Rarely today does a job description or online ad accurately define the real role of sales, often it’s designed to attract any candidate resulting in average candidates that make for an average sales team.  To accurately hire and develop the right team, a company must 1st define the metrics or “Picture” of Top Performance in a role that accurately defines the skills, attributes, motivation and FIT of the right sales professional who fits the role, customer environment and role complexity.

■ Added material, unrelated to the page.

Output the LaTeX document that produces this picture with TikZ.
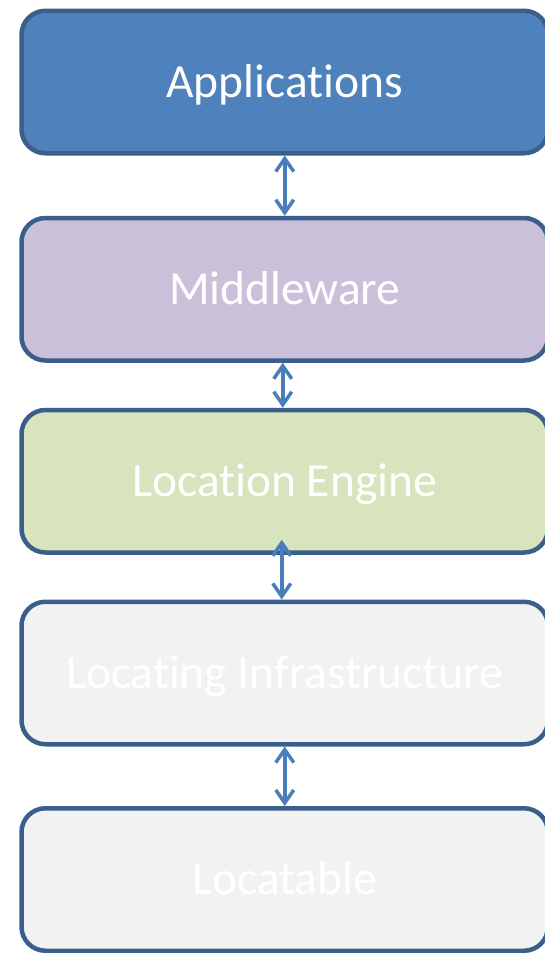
\documentclass[tikz,border=0pt]{standalone}
\usepackage{fontspec}
\setmainfont[Ligatures={NoCommon}]{Carlito}
\usetikzlibrary{arrows.meta}
\definecolor{borderc}{HTML}{3A5F8B}
\definecolor{appc}{HTML}{4F81BD}
\definecolor{midc}{HTML}{CBC0DA}
\definecolor{engc}{HTML}{D7E4BD}
\definecolor{grayc}{HTML}{F2F2F2}
\definecolor{arrc}{HTML}{4A7EBB}
\tikzset{
  layer/.style={draw=borderc, line width=4.5pt, rounded corners=24pt,
    minimum width=526.5pt, minimum height=142.5pt, inner sep=0pt,
    text height=30pt, text depth=0pt,
    text=white, font=\fontsize{47.5}{52}\selectfont},
  arr/.style={draw=arrc, line width=3.5pt,
    {Straight Barb[length=13pt,width=18pt]}-{Straight Barb[length=13pt,width=18pt]}}
}
\begin{document}
\begin{tikzpicture}[x=1pt,y=-1pt]
\useasboundingbox (0,0) rectangle (545,953);
\node[layer, fill=appc] (app) at (284.75,82) {Applications};
\node[layer, fill=midc] (mid) at (284.75,289.25) {Middleware};
\node[layer, fill=engc] (eng) at (284.75,481.25) {Location Engine};
\node[layer, fill=grayc] (infra) at (284.75,673) {Locating Infrastructure};
\node[layer, fill=grayc] (loc) at (284.75,879.5) {Locatable};
\draw[arr] (app.south) -- (mid.north);
\draw[arr] ([xshift=-2pt]mid.south) -- ([xshift=-2pt]eng.north);
\draw[arr] ([xshift=-3pt,yshift=15pt]eng.south) -- ([xshift=-3pt]infra.north);
\draw[arr] (infra.south) -- (loc.north);
\end{tikzpicture}
\end{document}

Defining Top Performance in Sales

To accurately develop the proper metrics for sales success, a company must look carefully at critical aspects of the role that define success and failure. Analyzing a role correctly allows you to not only attract the right candidates, it allows you to effectively build and develop the right sales organization. These may include:

To define top performance, it is crucial to analyze the complexity of the sales role. This may include:

    • Ideal/target customer 

    • Sales complexity or difficulty 

    • Customer environment/market pressures

    • Customer buyer/decision-maker types

    • Ideal/target customer or sale

    • Sales process/methodology

    • % of current vs. new customer development focus

    • Competition/marketplace

    • Industry expertise required

    • Skills/technical knowledge required

    • Internal & marketing support 

    • Leadership resources

All of these critical topics must be evaluated carefully to put an accurate “picture” on the type of skills, experience, knowledge and capability the “right” team member must have to succeed.  And, most important… defining what percentage of their time will be focused on prospecting and new business development VS customer account management.  The mix is crucial because it defines the type of drive, motivation and expertise the team member must have to perform.   Sales people that are “Hunters” don’t do well with account management roles, and account management sales people don’t often survive a role focused on new business development. 

To attract, hire, develop and build the right sales organization, it all starts with defining the “picture” of top performance in sales.  This creates a foundation that establishes target recruitment practices, can drive training and development for your current team, or establish leadership efforts that help sales leaders guide, coach and drive team performance.